If you are required to return any of the Consideration pursuant to this agreement, YRCW shall use its reasonable best efforts to reverse any federal or state withholding taxes made on your behalf prior to requesting the return of that portion of the Consideration from you. The provisions of this agreement are in addition to the provisions in any written employment agreement between the Company and you, and will not affect the responsibilities or any other rights of you or the Company under those agreements. This agreement is not a contract of continuing employment. Employment is for no fixed term, and either you or the Company may decide to terminate the employment relationship at any time for any reason.

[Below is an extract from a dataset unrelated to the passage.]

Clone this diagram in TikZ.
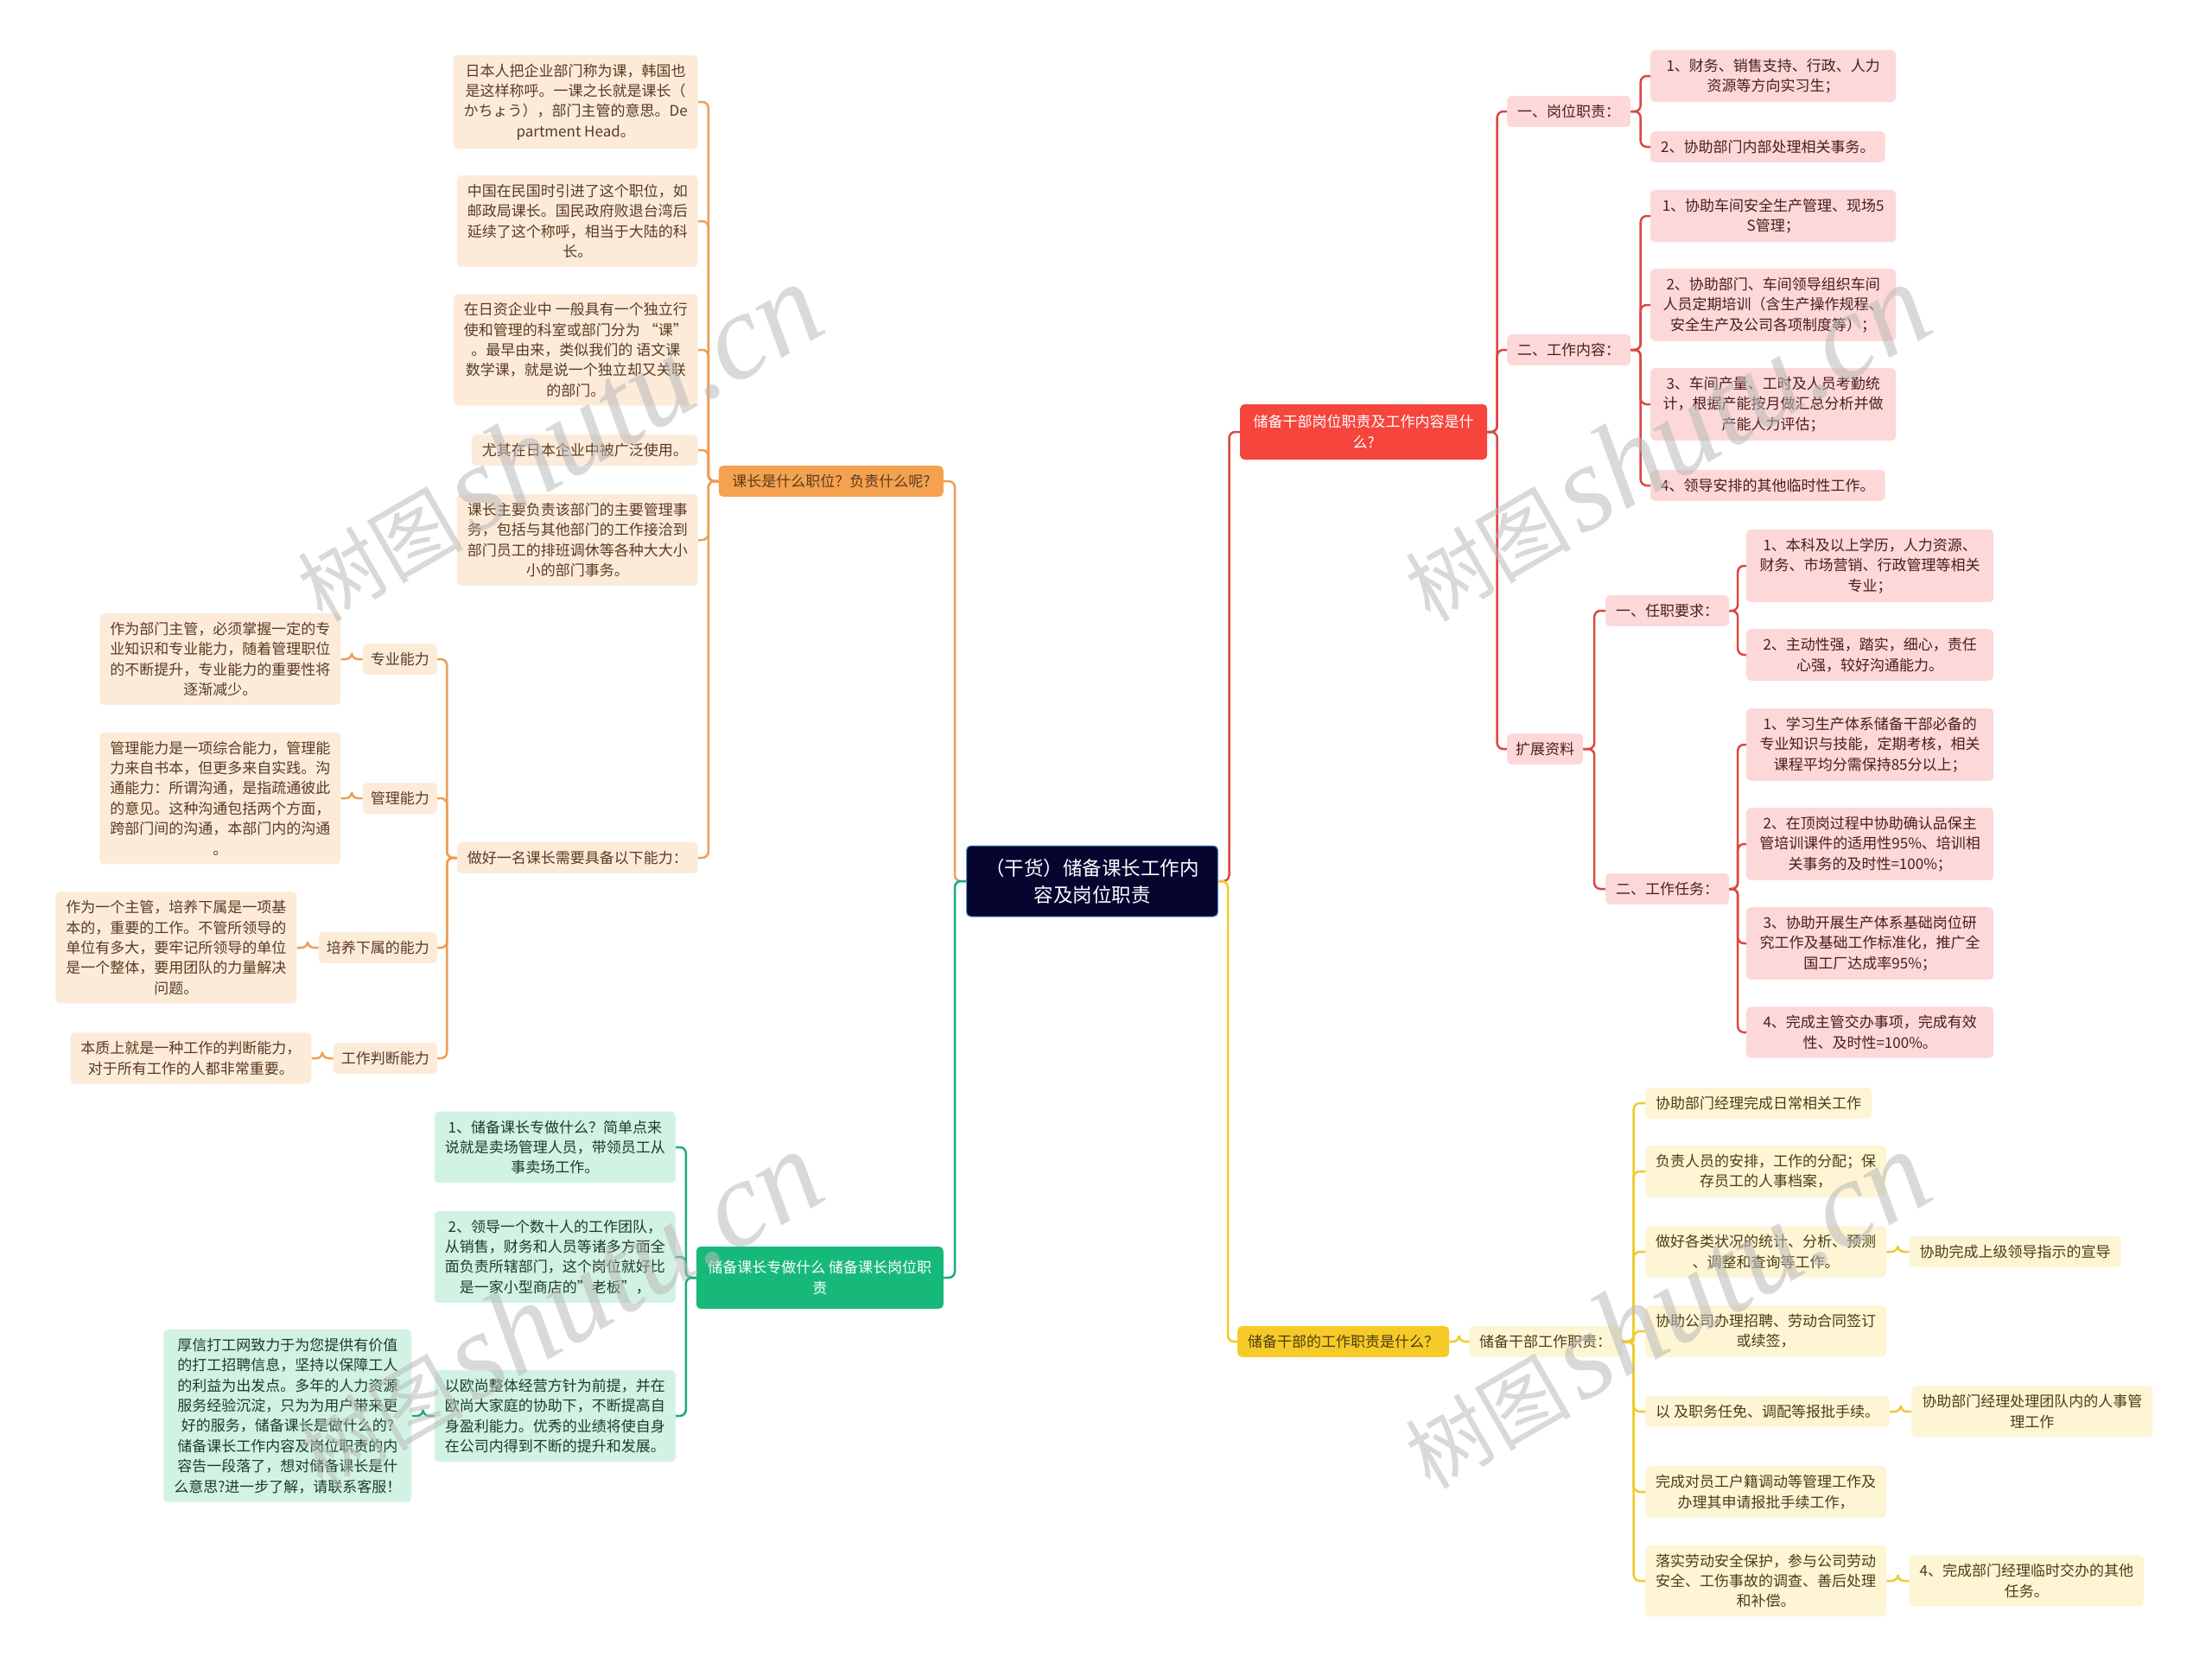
\documentclass[tikz,border=0pt]{standalone}
\usepackage{fontspec}
\setmainfont{Noto Sans CJK SC}
\newfontfamily\markfont{Liberation Serif}
\usetikzlibrary{positioning,calc}
\definecolor{coreblue}{HTML}{050530}
\definecolor{coreedge}{HTML}{5B8FD6}
\definecolor{orangeline}{HTML}{EE9D52}
\definecolor{orangemid}{HTML}{F4A24F}
\definecolor{orangelight}{HTML}{FDEBDA}
\definecolor{orangetext}{HTML}{5A3B1F}
\definecolor{greenline}{HTML}{1AAE74}
\definecolor{greenmid}{HTML}{17B97B}
\definecolor{greenlight}{HTML}{D2F3E4}
\definecolor{greentext}{HTML}{1E3A2D}
\definecolor{redline}{HTML}{DB4841}
\definecolor{redmid}{HTML}{F5453D}
\definecolor{redlight}{HTML}{FDD8D8}
\definecolor{redtext}{HTML}{4B1D1D}
\definecolor{yellowline}{HTML}{EFCB2C}
\definecolor{yellowmid}{HTML}{F6CB27}
\definecolor{yellowlight}{HTML}{FDF5D4}
\definecolor{yellowtext}{HTML}{4A3E14}
\newcommand{\linkL}[3]{\draw[link,#1] (#2.west) -| ($(#2.west)!.5!(#3.east)$) |- (#3.east);}
\newcommand{\linkR}[3]{\draw[link,#1] (#2.east) -| ($(#2.east)!.5!(#3.west)$) |- (#3.west);}

\begin{document}
\begin{tikzpicture}[x=1pt,y=-1pt,
  box/.style={rounded corners=5pt,align=center,inner xsep=12pt,inner ysep=10pt,font=\fontsize{17}{23.4}\selectfont},
  core/.style={box,fill=coreblue,draw=coreedge,line width=1pt,text=white,minimum width=291pt,minimum height=82pt,font=\fontsize{22.5}{31}\selectfont},
  orangemain/.style={box,fill=orangemid,text=orangetext},
  orangeleaf/.style={box,fill=orangelight,text=orangetext},
  greenmain/.style={box,fill=greenmid,text=white},
  greenleaf/.style={box,fill=greenlight,text=greentext},
  redmain/.style={box,fill=redmid,text=white},
  redleaf/.style={box,fill=redlight,text=redtext},
  yellowmain/.style={box,fill=yellowmid,text=yellowtext},
  yellowleaf/.style={box,fill=yellowlight,text=yellowtext},
  link/.style={line width=2.5pt,rounded corners=7pt},
  watermark/.style={rotate=30,text=gray!55,opacity=.55,inner sep=0pt}
]
\useasboundingbox (0,0) rectangle (2560,1931);
\node[core] (core) at (1264,1020) {（干货）储备课长工作内\\容及岗位职责};

% left: orange
\node[orangemain,anchor=east,minimum width=260pt] (role) at (1092,557) {课长是什么职位？负责什么呢?};
\node[orangeleaf,anchor=east] (rolejp) at (808,118) {日本人把企业部门称为课，韩国也\\是这样称呼。一课之长就是课长（\\かちょう），部门主管的意思。De\\partment Head。};
\node[orangeleaf,anchor=east] (rolecn) at (808,256) {中国在民国时引进了这个职位，如\\邮政局课长。国民政府败退台湾后\\延续了这个称呼，相当于大陆的科\\长。};
\node[orangeleaf,anchor=east] (rolesub) at (808,405) {在日资企业中 一般具有一个独立行\\使和管理的科室或部门分为 “课”\\。最早由来，类似我们的 语文课\\数学课，就是说一个独立却又关联\\的部门。};
\node[orangeleaf,anchor=east] (roleuse) at (808,521) {尤其在日本企业中被广泛使用。};
\node[orangeleaf,anchor=east] (roleduty) at (808,625) {课长主要负责该部门的主要管理事\\务，包括与其他部门的工作接洽到\\部门员工的排班调休等各种大大小\\小的部门事务。};
\node[orangeleaf,anchor=east] (roleskill) at (808,993) {做好一名课长需要具备以下能力：};
\node[orangeleaf,anchor=east,inner xsep=9pt] (skillpro) at (506,763) {专业能力};
\node[orangeleaf,anchor=east,inner xsep=9pt] (skillmgr) at (506,924) {管理能力};
\node[orangeleaf,anchor=east,inner xsep=9pt] (skillteam) at (506,1097) {培养下属的能力};
\node[orangeleaf,anchor=east,inner xsep=9pt] (skilljudge) at (506,1225) {工作判断能力};
\node[orangeleaf,left=25pt of skillpro] (textpro) {作为部门主管，必须掌握一定的专\\业知识和专业能力，随着管理职位\\的不断提升，专业能力的重要性将\\逐渐减少。};
\node[orangeleaf,left=25pt of skillmgr] (textmgr) {管理能力是一项综合能力，管理能\\力来自书本，但更多来自实践。沟\\通能力：所谓沟通，是指疏通彼此\\的意见。这种沟通包括两个方面，\\跨部门间的沟通，本部门内的沟通\\。};
\node[orangeleaf,left=25pt of skillteam] (textteam) {作为一个主管，培养下属是一项基\\本的，重要的工作。不管所领导的\\单位有多大，要牢记所领导的单位\\是一个整体，要用团队的力量解决\\问题。};
\node[orangeleaf,left=25pt of skilljudge] (textjudge) {本质上就是一种工作的判断能力，\\对于所有工作的人都非常重要。};

% left: green
\node[greenmain,anchor=east,minimum width=286pt,minimum height=72pt] (shop) at (1092,1479) {储备课长专做什么 储备课长岗位职\\责};
\node[greenleaf,anchor=east] (shopa) at (782,1328) {1、储备课长专做什么？简单点来\\说就是卖场管理人员，带领员工从\\事卖场工作。};
\node[greenleaf,anchor=east] (shopb) at (782,1455) {2、领导一个数十人的工作团队，\\从销售，财务和人员等诸多方面全\\面负责所辖部门，这个岗位就好比\\是一家小型商店的”老板”，};
\node[greenleaf,anchor=east] (shopc) at (782,1639) {以欧尚整体经营方针为前提，并在\\欧尚大家庭的协助下，不断提高自\\身盈利能力。优秀的业绩将使自身\\在公司内得到不断的提升和发展。};
\node[greenleaf,left=26pt of shopc] (shopnote) {厚信打工网致力于为您提供有价值\\的打工招聘信息，坚持以保障工人\\的利益为出发点。多年的人力资源\\服务经验沉淀，只为为用户带来更\\好的服务，储备课长是做什么的?\\储备课长工作内容及岗位职责的内\\容告一段落了，想对储备课长是什\\么意思?进一步了解，请联系客服！};

% right: red
\node[redmain,anchor=west,minimum width=286pt,minimum height=64pt] (cadre) at (1435,500) {储备干部岗位职责及工作内容是什\\么?};
\node[redleaf,anchor=west] (cadreduty) at (1744,129) {一、岗位职责：};
\node[redleaf,anchor=west] (cadrework) at (1744,405) {二、工作内容：};
\node[redleaf,anchor=west,inner xsep=10pt] (cadreext) at (1744,867) {扩展资料};
\node[redleaf,anchor=west,minimum width=284pt] (dutyone) at (1910,88) {1、财务、销售支持、行政、人力\\资源等方向实习生；};
\node[redleaf,anchor=west] (dutytwo) at (1910,170) {2、协助部门内部处理相关事务。};
\node[redleaf,anchor=west,minimum width=284pt] (workone) at (1910,250) {1、协助车间安全生产管理、现场5\\S管理；};
\node[redleaf,anchor=west,minimum width=284pt] (worktwo) at (1910,353) {2、协助部门、车间领导组织车间\\人员定期培训（含生产操作规程、\\安全生产及公司各项制度等）；};
\node[redleaf,anchor=west,minimum width=284pt] (workthree) at (1910,468) {3、车间产量、工时及人员考勤统\\计，根据产能按月做汇总分析并做\\产能人力评估；};
\node[redleaf,anchor=west] (workfour) at (1910,562) {4、领导安排的其他临时性工作。};
\node[redleaf,anchor=west] (extreq) at (1858,707) {一、任职要求：};
\node[redleaf,anchor=west] (exttask) at (1858,1029) {二、工作任务：};
\node[redleaf,anchor=west,minimum width=286pt] (reqone) at (2021,655) {1、本科及以上学历，人力资源、\\财务、市场营销、行政管理等相关\\专业；};
\node[redleaf,anchor=west,minimum width=286pt] (reqtwo) at (2021,758) {2、主动性强，踏实，细心，责任\\心强，较好沟通能力。};
\node[redleaf,anchor=west,minimum width=286pt] (taskone) at (2021,862) {1、学习生产体系储备干部必备的\\专业知识与技能，定期考核，相关\\课程平均分需保持85分以上；};
\node[redleaf,anchor=west,minimum width=286pt] (tasktwo) at (2021,977) {2、在顶岗过程中协助确认品保主\\管培训课件的适用性95\%、培训相\\关事务的及时性=100\%；};
\node[redleaf,anchor=west,minimum width=286pt] (taskthree) at (2021,1092) {3、协助开展生产体系基础岗位研\\究工作及基础工作标准化，推广全\\国工厂达成率95\%；};
\node[redleaf,anchor=west,minimum width=286pt] (taskfour) at (2021,1195) {4、完成主管交办事项，完成有效\\性、及时性=100\%。};

% right: yellow
\node[yellowmain,anchor=west] (cadrejob) at (1432,1553) {储备干部的工作职责是什么？};
\node[yellowleaf,anchor=west] (jobhead) at (1700,1553) {储备干部工作职责：};
\node[yellowleaf,anchor=west] (jobone) at (1904,1277) {协助部门经理完成日常相关工作};
\node[yellowleaf,anchor=west] (jobtwo) at (1904,1356) {负责人员的安排，工作的分配；保\\存员工的人事档案，};
\node[yellowleaf,anchor=west] (jobthree) at (1904,1449) {做好各类状况的统计、分析、预测\\、调整和查询等工作。};
\node[yellowleaf,anchor=west] (jobfour) at (1904,1541) {协助公司办理招聘、劳动合同签订\\或续签，};
\node[yellowleaf,anchor=west] (jobfive) at (1904,1634) {以 及职务任免、调配等报批手续。};
\node[yellowleaf,anchor=west] (jobsix) at (1904,1727) {完成对员工户籍调动等管理工作及\\办理其申请报批手续工作，};
\node[yellowleaf,anchor=west] (jobseven) at (1904,1830) {落实劳动安全保护，参与公司劳动\\安全、工伤事故的调查、善后处理\\和补偿。};
\node[yellowleaf,right=26pt of jobthree] (jobthreex) {协助完成上级领导指示的宣导};
\node[yellowleaf,right=25pt of jobfive] (jobfivex) {协助部门经理处理团队内的人事管\\理工作};
\node[yellowleaf,right=26pt of jobseven] (jobsevenx) {4、完成部门经理临时交办的其他\\任务。};

\linkL{orangeline}{core}{role}
\linkL{greenline}{core}{shop}
\linkR{redline}{core}{cadre}
\linkR{yellowline}{core}{cadrejob}
\foreach \n in {rolejp,rolecn,rolesub,roleuse,roleduty,roleskill}
  \linkL{orangeline}{role}{\n};
\foreach \n in {skillpro,skillmgr,skillteam,skilljudge}
  \linkL{orangeline}{roleskill}{\n};
\linkL{orangeline}{skillpro}{textpro}
\linkL{orangeline}{skillmgr}{textmgr}
\linkL{orangeline}{skillteam}{textteam}
\linkL{orangeline}{skilljudge}{textjudge}
\foreach \n in {shopa,shopb,shopc}
  \linkL{greenline}{shop}{\n};
\linkL{greenline}{shopc}{shopnote}
\foreach \n in {cadreduty,cadrework,cadreext}
  \linkR{redline}{cadre}{\n};
\foreach \n in {dutyone,dutytwo}
  \linkR{redline}{cadreduty}{\n};
\foreach \n in {workone,worktwo,workthree,workfour}
  \linkR{redline}{cadrework}{\n};
\foreach \n in {extreq,exttask}
  \linkR{redline}{cadreext}{\n};
\foreach \n in {reqone,reqtwo}
  \linkR{redline}{extreq}{\n};
\foreach \n in {taskone,tasktwo,taskthree,taskfour}
  \linkR{redline}{exttask}{\n};
\linkR{yellowline}{cadrejob}{jobhead}
\foreach \n in {jobone,jobtwo,jobthree,jobfour,jobfive,jobsix,jobseven}
  \linkR{yellowline}{jobhead}{\n};
\linkR{yellowline}{jobthree}{jobthreex}
\linkR{yellowline}{jobfive}{jobfivex}
\linkR{yellowline}{jobseven}{jobsevenx}

\foreach \wx/\wy/\wn in {645/512/1,1927/512/2,645/1516/3,1927/1516/4}
  \node[watermark] (mark\wn) at (\wx,\wy) {{\fontsize{96}{96}\selectfont 树图}\hspace{10pt}{\markfont\itshape\fontsize{142}{142}\selectfont shutu.cn}};
\end{tikzpicture}
\end{document}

This agreement is intended to meet the requirements of Section 409A of the Internal Revenue Code of 1986, as amended (the “Code”), and shall be administered in a manner that is intended to meet those requirements and shall be construed and interpreted in accordance with such intent. To the extent that a payment is subject to the excise taxes that Section 409A of the Code imposes, the Company shall make the payment or defer it in a manner that will meet the requirements of Section 409A of the Code, including regulations or other guidance issued with respect thereto, such that the payment or deferral shall not be subject to the excise tax applicable under Section 409A of the Code.

Unless this agreement expressly states to the contrary, references to “Sections” in this agreement mean the sections and subsections of this agreement, and capitalized terms that this agreement defines shall have the meanings that this agreement gives to each of them for the purposes of this agreement.

This agreement shall be governed by Kansas law, without regard to its choice of law principles, and will be binding on you, your heirs, executors, assigns, and administrators, and shall inure to the benefit of YRCW, its successors and assigns, and shall survive the termination of your employment with the Company, regardless of the manner of such termination.

Each provision of this agreement will be interpreted on its own. If any provision is held to be unenforceable as written, it will be enforced to the extent reasonable under the circumstances. In any case, the other provisions of this agreement will not be affected.

This agreement constitutes the entire agreement among the parties and supersedes all prior agreements or understandings, if any, whether oral or written, with regard to the subject matter hereof. This agreement is an integrated document and may not be modified or amended except in a writing signed by the parties hereto or their successors in interest.

 

5


YRCW hereby agrees to the terms and conditions of this agreement:

 

YRC Worldwide Inc.

By:

 

 

Name:

 

Title:

 

I have signed and dated this agreement below to indicate my acceptance of its provisions and to acknowledge that I have received a copy of this agreement.